Kabinet wil meer grip op digitale infrastructuur, kiest wel voor realistische koers
In dit artikel:
Het kabinet heeft in 2025 de Visie Digitale Autonomie vastgesteld, een routekaart voor de komende jaren die zoekt naar een middenweg tussen meer eigen zeggenschap over technologie en de realiteit van afhankelijkheid. Doel is dat de overheid meer grip krijgt op systemen, data en infrastructuur zodat publieke taken betrouwbaar blijven functioneren, terwijl strategieën worden uitgewerkt om strategische afhankelijkheid van grote (voornamelijk Amerikaanse) cloudaanbieders te verminderen.
De aanpak is bewust voorzichtig en gefaseerd: er komt geen categorical verbod op specifieke leveranciers, maar het rijksbrede cloudbeleid wordt aangescherpt en in de eerste helft van 2026 volgt een verkenning vanuit het NDS-programma naar de mogelijkheden voor een soevereine overheidscloud.

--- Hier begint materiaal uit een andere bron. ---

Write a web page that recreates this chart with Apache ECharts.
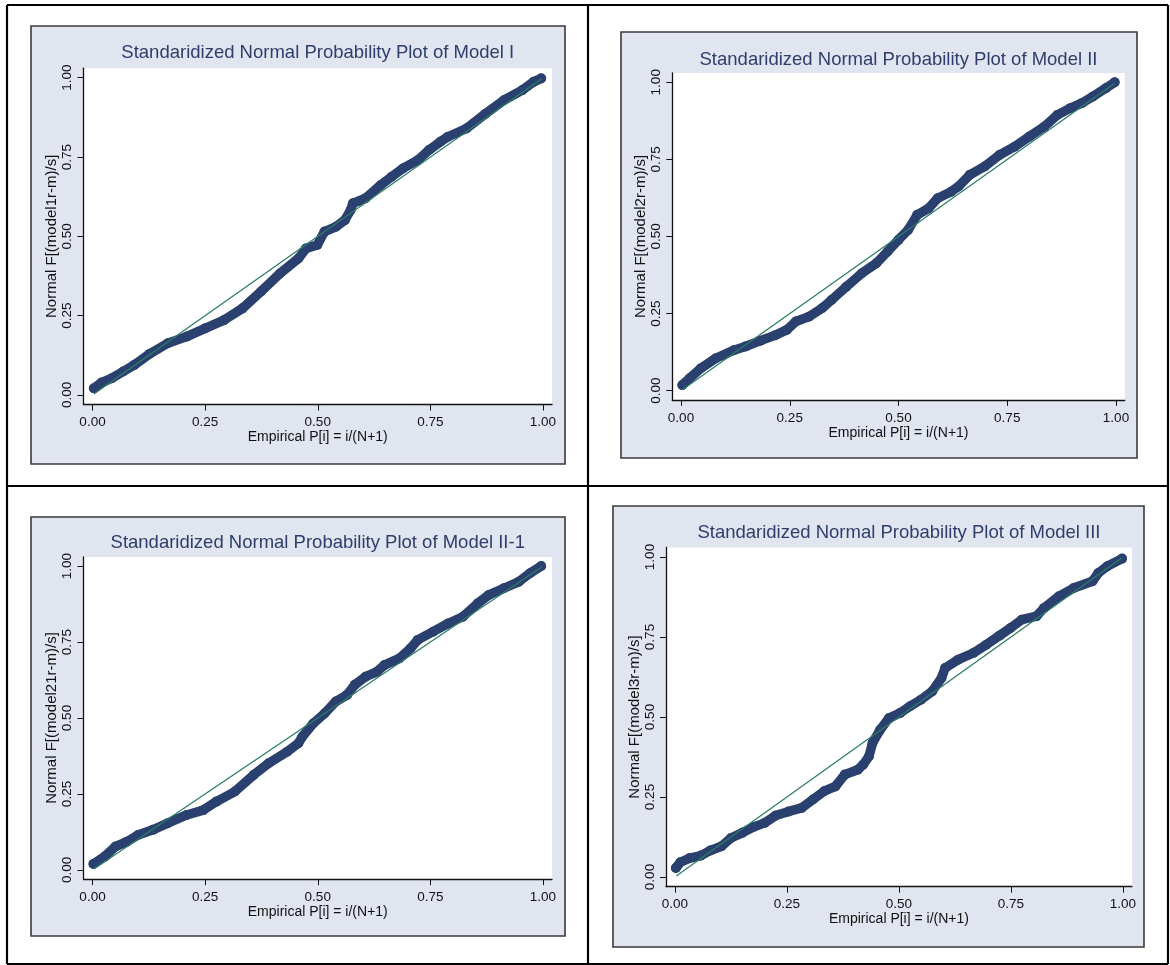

Het kabinet wil bestaande (Amerikaanse) leveranciers combineren met Europese alternatieven, samenwerken binnen Europa stimuleren en publieke waarden zoals privacy, veiligheid en democratie verankeren in toekomstige keuzes over infrastructuur en leveranciers.
De visie formuleert strategische bouwstenen en leidende principes maar laat ook ruimte voor interpretatie door CIO’s, wat kan betekenen dat sommige onderdelen in de praktijk weinig veranderen. Erkenning is aanwezig dat het versterken van digitale autonomie langdurige investeringen vergt en gepaard kan gaan met hogere kosten, verlies van schaalvoordelen en mogelijk tragere innovatie. Daarom wordt gepleit voor een cultuurverandering binnen de overheid: meer bereidheid tot risico’s, leren van mislukkingen, sneller handelen en ruim baan voor pilotprojecten.
Kort gezegd: Nederland kiest voor een realistische, geleidelijke koers richting meer digitale soevereiniteit, met nadruk op samenwerking, Europese versterking en selectieve bescherming waar dat echt nodig is. Het moment om te beginnen is volgens de visie nu.